Gave a read through this question and I believe I understand the following:
- NAV is the sum of a companies assets; represents the value if the company was liquidated
- Market Cap is (shares outstanding x share price) and represents the market's perceived value (today + future value)
The former straightforward, it's the latter that confuses me, but mainly when it comes to commodities (e.g. copper).
If we look at a company like Amazon, it makes sense that the share price, representing how much an investor is willing to pay for 1 piece of Amazon, would be higher than Amazon's NAVPS. Amazon may build a server system and have proprietary software that has a fixed worth of $200M (fake number). Assuming Amazon had 100M shares outstanding, it's reasonable to assume that Amazon shares would trade higher than $2/share because Amazon generates revenue from server compute time, server space and licensing their software. This is the "future value" baked into Amazon's market cap and share price.

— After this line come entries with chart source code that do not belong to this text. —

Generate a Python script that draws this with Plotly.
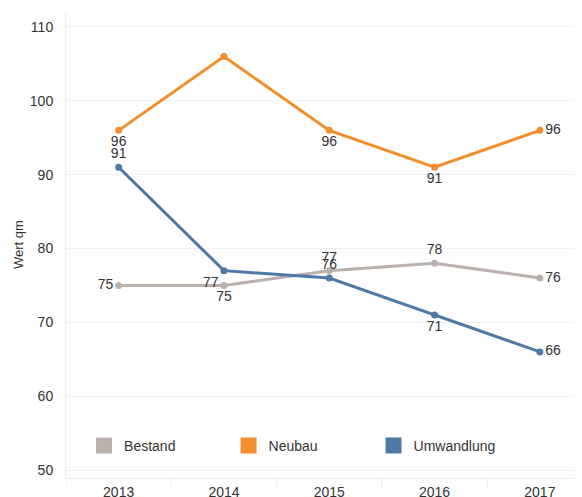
import plotly.graph_objects as go

years = ["2013", "2014", "2015", "2016", "2017"]
bestand = [75, 75, 77, 78, 76]
neubau = [96, 106, 96, 91, 96]
umwandlung = [91, 77, 76, 71, 66]

bestand_pos = ["middle left", "bottom center", "top center", "top center", "middle right"]
neubau_pos = ["bottom center", "top center", "bottom center", "bottom center", "middle right"]
neubau_txt = ["96", "", "96", "91", "96"]
umw_pos = ["top center", "bottom left", "top center", "bottom center", "middle right"]

colors = {"Bestand": "#bab0ac", "Neubau": "#f28e2b", "Umwandlung": "#4e79a7"}
font = "Liberation Sans, Arial, sans-serif"

fig = go.Figure()
series = [
    ("Bestand", bestand, [str(v) for v in bestand], bestand_pos),
    ("Neubau", neubau, neubau_txt, neubau_pos),
    ("Umwandlung", umwandlung, [str(v) for v in umwandlung], umw_pos),
]
for name, vals, txt, pos in series:
    fig.add_trace(go.Scatter(
        x=list(range(len(years))), y=vals, mode="lines+markers+text",
        text=txt, textposition=pos,
        textfont=dict(family=font, size=14, color="#333333"),
        line=dict(color=colors[name], width=3),
        marker=dict(color=colors[name], size=7),
        showlegend=False, cliponaxis=False, name=name))

legend_ids = ["legend", "legend2", "legend3"]
legend_x = [0.035, 0.315, 0.596]
for (name, _, _, _), lid in zip(series, legend_ids):
    fig.add_trace(go.Scatter(
        x=[None], y=[None], mode="markers", name=name, legend=lid,
        marker=dict(symbol="square", size=17, color=colors[name])))

leg_common = dict(orientation="h", y=0.0687, xanchor="left", yanchor="middle",
                  font=dict(size=14, color="#333333"), bgcolor="rgba(0,0,0,0)")
layout_legends = {lid: dict(x=lx, **leg_common) for lid, lx in zip(legend_ids, legend_x)}

# page has an 8px body margin, so the figure is sized to the visible area
fig.update_layout(
    width=574, height=489,
    margin=dict(l=58, r=0, t=4, b=19),
    plot_bgcolor="white", paper_bgcolor="white",
    font=dict(family=font, size=13, color="#333333"),
    xaxis=dict(tickmode="array", tickvals=list(range(len(years))), ticktext=years,
               range=[-0.5, 4.4], showgrid=False, zeroline=False,
               showline=True, linecolor="#eeeeee", linewidth=1,
               ticks="", tickfont=dict(size=14), ticklabelstandoff=1,
               automargin=False),
    yaxis=dict(range=[48.92, 112.03], tickvals=[50, 60, 70, 80, 90, 100, 110],
               showgrid=True, gridcolor="#f0f0f0", zeroline=False,
               showline=True, linecolor="#eeeeee", linewidth=1,
               tickfont=dict(size=14), ticks="", ticklabelstandoff=9,
               automargin=False),
    annotations=[dict(text="Wert qm", xref="paper", yref="paper", x=-0.093, y=0.5,
                      xanchor="center", yanchor="middle",
                      textangle=-90, showarrow=False,
                      font=dict(size=13, color="#333333"))],
    **layout_legends,
)
for i in range(len(years)):
    fig.add_shape(type="line", xref="x", yref="paper", x0=i - 0.5, x1=i - 0.5,
                  y0=-0.02, y1=0, line=dict(color="#eeeeee", width=1))

fig.write_html("out.html")
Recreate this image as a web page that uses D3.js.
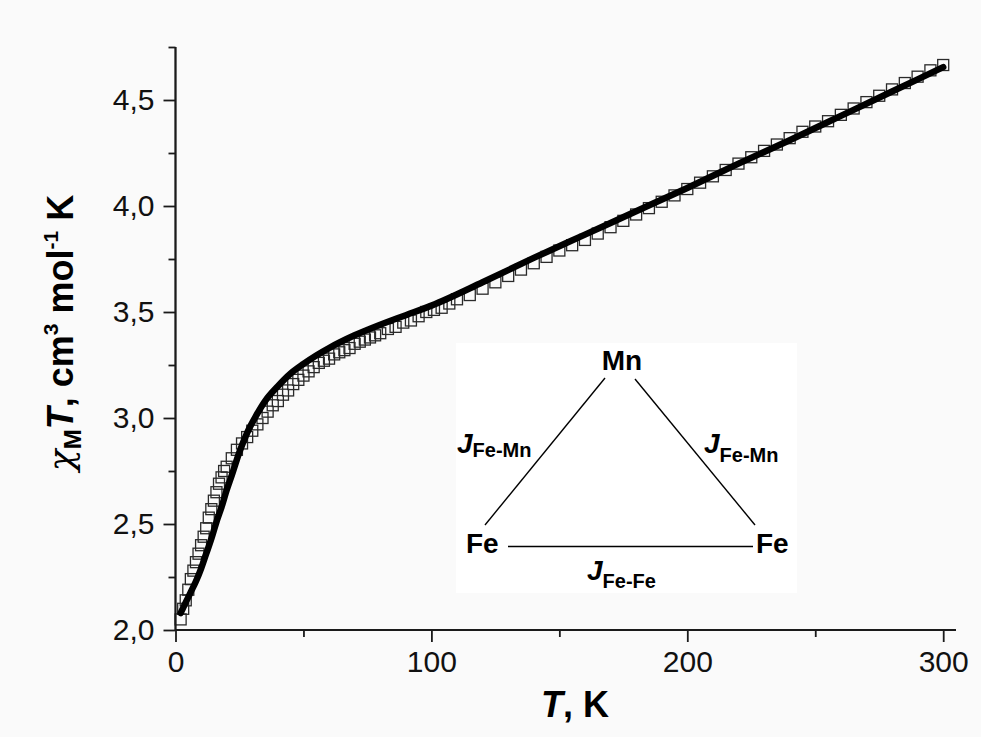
<!DOCTYPE html>
<html>
<head>
<meta charset="utf-8">
<script src="https://cdn.jsdelivr.net/npm/d3@7/dist/d3.min.js"></script>
<style>
  html, body { margin: 0; padding: 0; background: #fafafa; }
  svg { display: block; font-family: "Liberation Sans", Arial, sans-serif; }
</style>
</head>
<body>
<svg id="chart" width="981" height="737"></svg>
<script>
// ---- data ----
const dataT = [2,3,4,5,6,7,8,9,10,11,12,13,14,15,16,17,18,19,20,22,24,26,28,30,32,34,36,38,40,42,44,46,48,50,52,54,56,58,60,62,64,66,68,70,72,74,76,78,80,83,86,89,92,95,98,101,104,107,110,115,120,125,130,135,140,145,150,155,160,165,170,175,180,185,190,195,200,205,210,215,220,225,230,235,240,245,250,255,260,265,270,275,280,285,290,295,300];
const dataChiT = [2.05,2.10,2.14,2.19,2.24,2.28,2.32,2.36,2.40,2.44,2.48,2.53,2.57,2.61,2.65,2.69,2.72,2.75,2.77,2.81,2.85,2.88,2.91,2.94,2.97,3.00,3.03,3.06,3.08,3.11,3.13,3.16,3.18,3.20,3.22,3.24,3.26,3.27,3.28,3.30,3.31,3.32,3.33,3.35,3.36,3.37,3.38,3.39,3.40,3.42,3.43,3.45,3.46,3.48,3.50,3.51,3.52,3.54,3.56,3.58,3.61,3.64,3.67,3.70,3.73,3.76,3.79,3.815,3.84,3.87,3.90,3.93,3.96,3.99,4.02,4.05,4.08,4.11,4.14,4.17,4.20,4.23,4.26,4.29,4.32,4.35,4.375,4.40,4.43,4.46,4.49,4.52,4.55,4.58,4.61,4.64,4.665];

const fitT = [2,4,6,8,10,12,14,16,18,20,22,25,28,31,35,40,45,50,55,60,70,80,90,100,120,140,160,180,200,220,240,260,280,300];
const fitChiT = [2.08,2.13,2.18,2.23,2.29,2.36,2.43,2.51,2.58,2.66,2.73,2.84,2.93,3.00,3.08,3.15,3.21,3.255,3.295,3.33,3.39,3.44,3.485,3.53,3.64,3.755,3.865,3.975,4.085,4.20,4.31,4.425,4.54,4.655];

const xMajorTicks = [0,100,200,300];
const xMinorTicks = [50,150,250];
const yMajorTicks = [2.0,2.5,3.0,3.5,4.0,4.5];
const yMinorTicks = [2.25,2.75,3.25,3.75,4.25,4.75];

// ---- layout ----
const svg = d3.select("#chart");
const x = d3.scaleLinear().domain([0, 305]).range([175.5, 956]);
const y = d3.scaleLinear().domain([2.0, 4.75]).range([630, 47]);
const fmt = v => d3.format(".1f")(v).replace(".", ",");
const axisColor = "#1a1a1a";

// data squares
const sq = 11;
svg.append("g").selectAll("rect")
  .data(dataT.map((t, i) => [t, dataChiT[i]]))
  .join("rect")
  .attr("x", d => x(d[0]) - sq / 2)
  .attr("y", d => y(d[1]) - sq / 2)
  .attr("width", sq).attr("height", sq)
  .attr("fill", "none")
  .attr("stroke", "#2a2a2a")
  .attr("stroke-width", 1.3);

// fit line
svg.append("path")
  .datum(fitT.map((t, i) => [t, fitChiT[i]]))
  .attr("fill", "none")
  .attr("stroke", "#000")
  .attr("stroke-width", 6.5)
  .attr("stroke-linecap", "round")
  .attr("stroke-linejoin", "round")
  .attr("d", d3.line().x(d => x(d[0])).y(d => y(d[1])).curve(d3.curveMonotoneX));

// axes
const xAxis = svg.append("g").attr("transform", `translate(0,${y(2.0)})`)
  .call(d3.axisBottom(x).tickValues(xMajorTicks).tickSize(12).tickPadding(9).tickFormat(d3.format("d")));
const xMinor = svg.append("g").attr("transform", `translate(0,${y(2.0)})`)
  .call(d3.axisBottom(x).tickValues(xMinorTicks).tickSize(7).tickFormat(""));
const yAxis = svg.append("g").attr("transform", `translate(${x(0)},0)`)
  .call(d3.axisLeft(y).tickValues(yMajorTicks).tickSize(12).tickPadding(9).tickFormat(fmt));
const yMinor = svg.append("g").attr("transform", `translate(${x(0)},0)`)
  .call(d3.axisLeft(y).tickValues(yMinorTicks).tickSize(7).tickFormat(""));

[xAxis, xMinor, yAxis, yMinor].forEach(g => {
  g.select(".domain").attr("stroke", axisColor).attr("stroke-width", 1.8);
  g.selectAll(".tick line").attr("stroke", axisColor).attr("stroke-width", 1.8);
  g.selectAll(".tick text").attr("fill", "#111").style("font-size", "30px")
    .style("font-family", '"Liberation Sans", Arial, sans-serif');
});
[xAxis, xMinor].forEach(g => g.select(".domain").attr("d", `M${x(0)},0H${x(305)}`));
[yAxis, yMinor].forEach(g => g.select(".domain").attr("d", `M0,${y(2.0)}V${y(4.75)}`));

// axis titles
const xt = svg.append("text")
  .attr("x", 575).attr("y", 717)
  .attr("text-anchor", "middle")
  .style("font-size", "36px").style("font-weight", "bold").attr("fill", "#000");
xt.append("tspan").style("font-style", "italic").text("T");
xt.append("tspan").text(", K");

const yt = svg.append("text")
  .attr("transform", "translate(73,333) rotate(-90)")
  .attr("text-anchor", "middle")
  .style("font-size", "36px").style("font-weight", "bold").attr("fill", "#000");
yt.append("tspan").style("font-style", "italic").style("font-family", '"DejaVu Serif", serif').style("font-weight", "normal").text("χ");
yt.append("tspan").attr("dy", 8).style("font-size", "24px").text("M");
yt.append("tspan").attr("dy", -8).style("font-style", "italic").text("T");
yt.append("tspan").text(", cm");
yt.append("tspan").attr("dy", -15).style("font-size", "21px").text("3");
yt.append("tspan").attr("dy", 15).text(" mol");
yt.append("tspan").attr("dy", -15).style("font-size", "21px").text("-1");
yt.append("tspan").attr("dy", 15).text(" K");

// inset diagram
const inset = svg.append("g");
inset.append("rect").attr("x", 456).attr("y", 343).attr("width", 341).attr("height", 250).attr("fill", "#ffffff");
const lineStyle = s => s.attr("stroke", "#000").attr("stroke-width", 1.4);
inset.append("line").attr("x1", 485).attr("y1", 525).attr("x2", 605).attr("y2", 378).call(lineStyle);
inset.append("line").attr("x1", 635).attr("y1", 379).attr("x2", 755).attr("y2", 525).call(lineStyle);
inset.append("line").attr("x1", 508).attr("y1", 546.5).attr("x2", 753).attr("y2", 546.5).call(lineStyle);

const lab = (tx, ty, txt, anchor) => inset.append("text").attr("x", tx).attr("y", ty)
  .attr("text-anchor", anchor || "start").style("font-size", "28px").style("font-weight", "bold").attr("fill", "#000").text(txt);
lab(622, 370, "Mn", "middle");
lab(466, 553, "Fe");
lab(756, 553, "Fe");

const jlab = (tx, ty, sub, dy) => {
  const t = inset.append("text").attr("x", tx).attr("y", ty)
    .style("font-weight", "bold").attr("fill", "#000");
  t.append("tspan").style("font-style", "italic").style("font-size", "28px").text("J");
  t.append("tspan").attr("dy", dy).style("font-size", "20px").text(sub);
};
jlab(457, 453, "Fe-Mn", 4);
jlab(704, 453, "Fe-Mn", 9);
jlab(587, 580, "Fe-Fe", 8);
</script>
</body>
</html>
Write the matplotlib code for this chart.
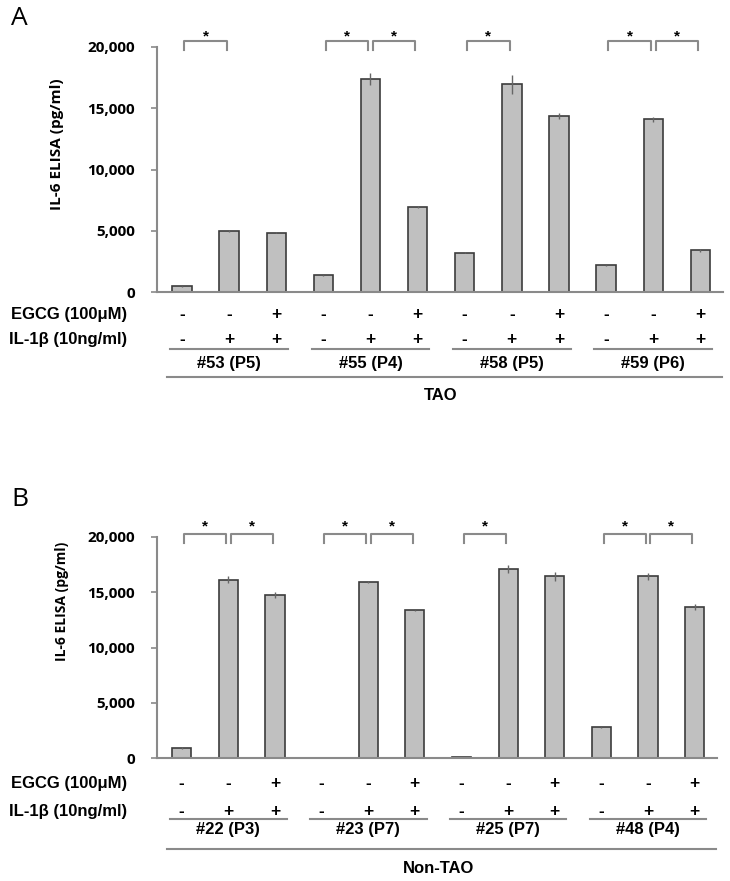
import matplotlib
matplotlib.use("Agg")
import matplotlib.pyplot as plt
import matplotlib.transforms as mtransforms
from matplotlib.ticker import FuncFormatter
import numpy as np

# ---------------- data ----------------
egcg = ["-", "-", "+"] * 4
il1b = ["-", "+", "+"] * 4

groups_a = ["#53 (P5)", "#55 (P4)", "#58 (P5)", "#59 (P6)"]
values_a = [450, 5000, 4850, 1350, 17400, 6950, 3200, 16950, 14400, 2200, 14100, 3400]
errors_a = [50, 80, 60, 40, 500, 80, 50, 800, 250, 40, 200, 100]
pairs_a = [(0, 1), (3, 4), (4, 5), (6, 7), (9, 10), (10, 11)]
title_a = "TAO"

groups_b = ["#22 (P3)", "#23 (P7)", "#25 (P7)", "#48 (P4)"]
values_b = [900, 16150, 14750, 0, 15900, 13350, 50, 17100, 16450, 2800, 16450, 13650]
errors_b = [60, 300, 300, 0, 80, 50, 0, 350, 400, 50, 300, 250]
pairs_b = [(0, 1), (1, 2), (3, 4), (4, 5), (6, 7), (9, 10), (10, 11)]
title_b = "Non-TAO"

yticks = [0, 5000, 10000, 15000, 20000]
ylabel = "IL-6 ELISA (pg/ml)"
row_labels = ["EGCG (100\u03bcM)", "IL-1\u03b2 (10ng/ml)"]

# ---------------- figure ----------------
W, H = 730, 881
fig = plt.figure(figsize=(W / 100, H / 100), dpi=100)
fig.patch.set_facecolor("white")

AX_GRAY = "#8a8a8a"
ARIAL = ["Liberation Sans", "DejaVu Sans"]
HUMAN = ["Open Sans", "DejaVu Sans"]


def fy(py):
    return 1 - py / H


def fx(px):
    return px / W


def panel(letter, letter_y, left, right, top, bottom, values, errors, pairs,
          groups, title, br_top, br_leg, star_base,
          rows_y, under_y, grp_y, long_y, title_y, ylab_x, ylab_y, ylab_size):
    ax = fig.add_axes([fx(left), fy(bottom), fx(right - left), (bottom - top) / H])
    x = np.arange(len(values))
    ax.bar(x, values, width=0.41, color="#c0c0c0", edgecolor="#3c3c3c",
           linewidth=1.2, zorder=2)
    ax.errorbar(x, values, yerr=errors, fmt="none", ecolor="#666666",
                elinewidth=1.0, capsize=0, zorder=3)
    ax.set_xlim(-0.53, 11.48)
    ax.set_ylim(0, 20000)
    ax.set_yticks(yticks)
    ax.yaxis.set_major_formatter(FuncFormatter(lambda v, p: f"{int(v):,}"))
    for lab in ax.get_yticklabels():
        lab.set_family(HUMAN)
        lab.set_fontweight("bold")
        lab.set_fontsize(11)
    ax.tick_params(axis="y", length=4, width=1.2, color=AX_GRAY, pad=12)
    ax.set_xticks([])
    for s in ["top", "right"]:
        ax.spines[s].set_visible(False)
    for s in ["left", "bottom"]:
        ax.spines[s].set_color(AX_GRAY)
        ax.spines[s].set_linewidth(1.5)

    # brackets
    for i, j in pairs:
        x0, x1 = i + 0.05, j - 0.05
        ax.plot([x0, x0, x1, x1], [br_leg, br_top, br_top, br_leg],
                color=AX_GRAY, lw=1.5, clip_on=False, zorder=4)
        ax.text((i + j) / 2, star_base, "*", ha="center", va="baseline",
                fontsize=11, fontweight="bold", family=ARIAL)

    trans = mtransforms.blended_transform_factory(ax.transData, fig.transFigure)
    # row labels
    for lab, ry, signs in zip(row_labels, rows_y, [egcg, il1b]):
        fig.text(fx(127), fy(ry), lab, ha="right", va="baseline",
                 fontsize=12, fontweight="bold", family=ARIAL)
        for xi, s in zip(x, signs):
            ax.text(xi, fy(ry), s, transform=trans, ha="center", va="baseline",
                    fontsize=12.5, fontweight="bold", family=ARIAL)
    # group lines and labels
    for g, name in enumerate(groups):
        c0, c2 = 3 * g, 3 * g + 2
        ax.plot([c0 - 0.25, c2 + 0.25], [fy(under_y)] * 2, transform=trans,
                color=AX_GRAY, lw=1.5, clip_on=False)
        ax.text(3 * g + 1, fy(grp_y), name, transform=trans, ha="center",
                va="baseline", fontsize=12, fontweight="bold", family=ARIAL)
    ax.plot([-0.32, 11.46], [fy(long_y)] * 2, transform=trans, color=AX_GRAY,
            lw=1.5, clip_on=False)
    ax.text(5.5, fy(title_y), title, transform=trans, ha="center",
            va="baseline", fontsize=12, fontweight="bold", family=ARIAL)

    fig.text(fx(ylab_x), fy(ylab_y), ylabel, rotation=90, ha="center",
             va="center", fontsize=ylab_size, fontweight="bold", family=HUMAN)
    fig.text(fx(11), fy(letter_y), letter, ha="left", va="baseline",
             fontsize=19, family=HUMAN)
    return ax


panel("A", 25, 157, 723, 47, 292, values_a, errors_a, pairs_a, groups_a,
      title_a, 20490, 19755, 20570,
      rows_y=(319, 344), under_y=349, grp_y=368, long_y=377, title_y=400,
      ylab_x=57, ylab_y=144, ylab_size=11)

panel("B", 506, 157, 717, 537, 758, values_b, errors_b, pairs_b, groups_b,
      title_b, 20270, 19460, 20630,
      rows_y=(788, 816), under_y=819, grp_y=834, long_y=849, title_y=873,
      ylab_x=62, ylab_y=601, ylab_size=10)

fig.savefig("out.png", dpi=100, facecolor="white")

But how does this apply to a copper miner? They have a mineral resource that has a valuation (a feasibility study) at a certain price and it's applied to, giving their resource a Net Present Value with a Discount Rate (generally 8%). For simplicity, let's assume their statements say the NPV8 of their copper deposit is $300M. When they contract out their supply of copper, the value for which they are going to get is known and the resource is finite, so unlike Amazon they don't have the potential to generate revenue year over year without depleting the deposit.
So why would a mining company have a market cap beyond the value of their finite resource?